▶ Task requirements
Nothing in the data should change when you return it, but leave the pictures out.

▶ Data provided
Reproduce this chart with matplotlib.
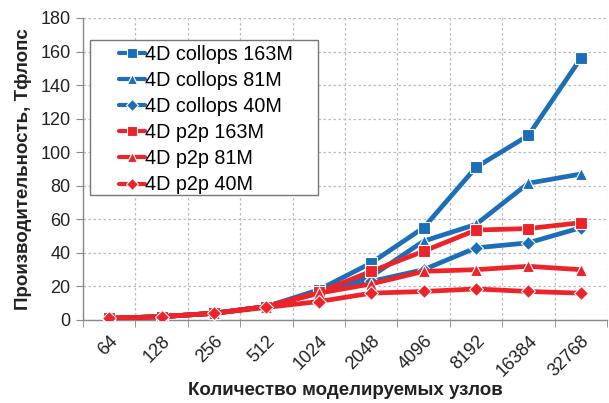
import matplotlib
matplotlib.use("Agg")
import matplotlib.pyplot as plt
import matplotlib.transforms as mtransforms
from matplotlib.patches import Rectangle
import numpy as np

plt.rcParams['font.family'] = ['Liberation Sans', 'DejaVu Sans']

categories = ["64", "128", "256", "512", "1024", "2048", "4096", "8192", "16384", "32768"]
collops_163 = [1, 2, 4, 8, 18, 34, 55, 91, 110, 156]
collops_81 = [1, 2, 4, 8, 17, 26, 47, 57, 81.5, 87]
collops_40 = [1, 2, 4, 8, 16, 23, 30, 43, 46, 55]
p2p_163 = [1, 2, 4, 8, 16.5, 29, 41, 53.6, 54.5, 58]
p2p_81 = [1, 2, 4, 8, 16, 21.5, 29, 30, 32, 30]
p2p_40 = [1, 2, 4, 7.5, 11, 16, 17, 18.5, 17, 16]

labels = ["4D collops 163M", "4D collops 81M", "4D collops 40M",
          "4D p2p 163M", "4D p2p 81M", "4D p2p 40M"]

blue = "#1B6EB7"
red = "#EE2229"

W, H = 609, 403
fig = plt.figure(figsize=(W / 100, H / 100), dpi=100)
ax_l, ax_b, ax_w, ax_h = 83, 83, 524, 302
ax = fig.add_axes([ax_l / W, ax_b / H, ax_w / W, ax_h / H])

def px2ax(px, py):
    return (px - ax_l) / ax_w, ((H - py) - ax_b) / ax_h

x = np.arange(len(categories))
series = [
    (collops_163, blue, 's', 8),
    (collops_81, blue, '^', 9),
    (collops_40, blue, 'D', 7),
    (p2p_163, red, 's', 8),
    (p2p_81, red, '^', 9),
    (p2p_40, red, 'D', 7),
]
for (vals, c, m, ms), lab in zip(series, labels):
    ax.plot(x, vals, color=c, lw=3.4, marker=m, ms=ms, mec='white', mew=0.8,
            label=lab, solid_capstyle='round', zorder=3)

ax.set_xlim(-0.5, len(categories) - 0.5)
ax.set_ylim(0, 180)
ax.set_yticks(np.arange(0, 181, 20))
ax.set_xticks(x)
ax.set_xticklabels(categories, rotation=45, ha='right', rotation_mode='anchor', fontsize=13, color='#222222')
offset = mtransforms.ScaledTranslation(-5 / 100, 0, fig.dpi_scale_trans)
for t in ax.get_xticklabels():
    t.set_transform(t.get_transform() + offset)
ax.set_xticks(np.arange(-0.5, len(categories) - 0.5 + 0.01, 1), minor=True)
ax.tick_params(axis='x', which='major', length=0, pad=9)
ax.tick_params(axis='x', which='minor', length=5, color='#888888')
ax.tick_params(axis='y', labelsize=13, length=5, color='#888888', labelcolor='#222222', pad=4)

ax.grid(True, which='minor', axis='x', linestyle=(0, (2, 2)), color='#BBBBBB', lw=0.9)
ax.grid(True, which='major', axis='y', linestyle=(0, (2, 2)), color='#BBBBBB', lw=0.9)
ax.set_axisbelow(True)

for s in ['top', 'right']:
    ax.spines[s].set_visible(False)
for s in ['left', 'bottom']:
    ax.spines[s].set_color('#888888')
    ax.spines[s].set_linewidth(1.0)

ax.set_xlabel("Количество моделируемых узлов", fontsize=13.5, fontweight='bold', color='#222222', va='top')
ax.xaxis.set_label_coords(0.5, px2ax(0, 382)[1])
ax.set_ylabel("Производительность, Тфлопс", fontsize=13.5, fontweight='bold', color='#222222', labelpad=6)

# legend frame
x0, y0 = px2ax(90, 195)
x1, y1 = px2ax(318, 40)
ax.add_patch(Rectangle((x0, y0), x1 - x0, y1 - y0, transform=ax.transAxes,
                       facecolor='white', edgecolor='#777777', lw=1.0, zorder=4))

lx, ly = px2ax(119, 45)
leg = ax.legend(loc='upper left', bbox_to_anchor=(lx, ly),
                fontsize=14.2, frameon=False, handlelength=1.3,
                handletextpad=0.0, labelspacing=0.36, borderpad=0.0, borderaxespad=0)
leg.set_zorder(5)
for h in leg.legend_handles:
    h.set_markersize(6.5)
    h.set_linewidth(3)

fig.savefig("out.png", dpi=100)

▶ Answer to the task
Reproduce this chart with matplotlib.
import matplotlib
matplotlib.use("Agg")
import matplotlib.pyplot as plt
import matplotlib.transforms as mtransforms
from matplotlib.patches import Rectangle
import numpy as np

plt.rcParams['font.family'] = ['Liberation Sans', 'DejaVu Sans']

categories = ["64", "128", "256", "512", "1024", "2048", "4096", "8192", "16384", "32768"]
collops_163 = [1, 2, 4, 8, 18, 34, 55, 91, 110, 156]
collops_81 = [1, 2, 4, 8, 17, 26, 47, 57, 81.5, 87]
collops_40 = [1, 2, 4, 8, 16, 23, 30, 43, 46, 55]
p2p_163 = [1, 2, 4, 8, 16.5, 29, 41, 53.6, 54.5, 58]
p2p_81 = [1, 2, 4, 8, 16, 21.5, 29, 30, 32, 30]
p2p_40 = [1, 2, 4, 7.5, 11, 16, 17, 18.5, 17, 16]

labels = ["4D collops 163M", "4D collops 81M", "4D collops 40M",
          "4D p2p 163M", "4D p2p 81M", "4D p2p 40M"]

blue = "#1B6EB7"
red = "#EE2229"

W, H = 609, 403
fig = plt.figure(figsize=(W / 100, H / 100), dpi=100)
ax_l, ax_b, ax_w, ax_h = 83, 83, 524, 302
ax = fig.add_axes([ax_l / W, ax_b / H, ax_w / W, ax_h / H])

def px2ax(px, py):
    return (px - ax_l) / ax_w, ((H - py) - ax_b) / ax_h

x = np.arange(len(categories))
series = [
    (collops_163, blue, 's', 8),
    (collops_81, blue, '^', 9),
    (collops_40, blue, 'D', 7),
    (p2p_163, red, 's', 8),
    (p2p_81, red, '^', 9),
    (p2p_40, red, 'D', 7),
]
for (vals, c, m, ms), lab in zip(series, labels):
    ax.plot(x, vals, color=c, lw=3.4, marker=m, ms=ms, mec='white', mew=0.8,
            label=lab, solid_capstyle='round', zorder=3)

ax.set_xlim(-0.5, len(categories) - 0.5)
ax.set_ylim(0, 180)
ax.set_yticks(np.arange(0, 181, 20))
ax.set_xticks(x)
ax.set_xticklabels(categories, rotation=45, ha='right', rotation_mode='anchor', fontsize=13, color='#222222')
offset = mtransforms.ScaledTranslation(-5 / 100, 0, fig.dpi_scale_trans)
for t in ax.get_xticklabels():
    t.set_transform(t.get_transform() + offset)
ax.set_xticks(np.arange(-0.5, len(categories) - 0.5 + 0.01, 1), minor=True)
ax.tick_params(axis='x', which='major', length=0, pad=9)
ax.tick_params(axis='x', which='minor', length=5, color='#888888')
ax.tick_params(axis='y', labelsize=13, length=5, color='#888888', labelcolor='#222222', pad=4)

ax.grid(True, which='minor', axis='x', linestyle=(0, (2, 2)), color='#BBBBBB', lw=0.9)
ax.grid(True, which='major', axis='y', linestyle=(0, (2, 2)), color='#BBBBBB', lw=0.9)
ax.set_axisbelow(True)

for s in ['top', 'right']:
    ax.spines[s].set_visible(False)
for s in ['left', 'bottom']:
    ax.spines[s].set_color('#888888')
    ax.spines[s].set_linewidth(1.0)

ax.set_xlabel("Количество моделируемых узлов", fontsize=13.5, fontweight='bold', color='#222222', va='top')
ax.xaxis.set_label_coords(0.5, px2ax(0, 382)[1])
ax.set_ylabel("Производительность, Тфлопс", fontsize=13.5, fontweight='bold', color='#222222', labelpad=6)

# legend frame
x0, y0 = px2ax(90, 195)
x1, y1 = px2ax(318, 40)
ax.add_patch(Rectangle((x0, y0), x1 - x0, y1 - y0, transform=ax.transAxes,
                       facecolor='white', edgecolor='#777777', lw=1.0, zorder=4))

lx, ly = px2ax(119, 45)
leg = ax.legend(loc='upper left', bbox_to_anchor=(lx, ly),
                fontsize=14.2, frameon=False, handlelength=1.3,
                handletextpad=0.0, labelspacing=0.36, borderpad=0.0, borderaxespad=0)
leg.set_zorder(5)
for h in leg.legend_handles:
    h.set_markersize(6.5)
    h.set_linewidth(3)

fig.savefig("out.png", dpi=100)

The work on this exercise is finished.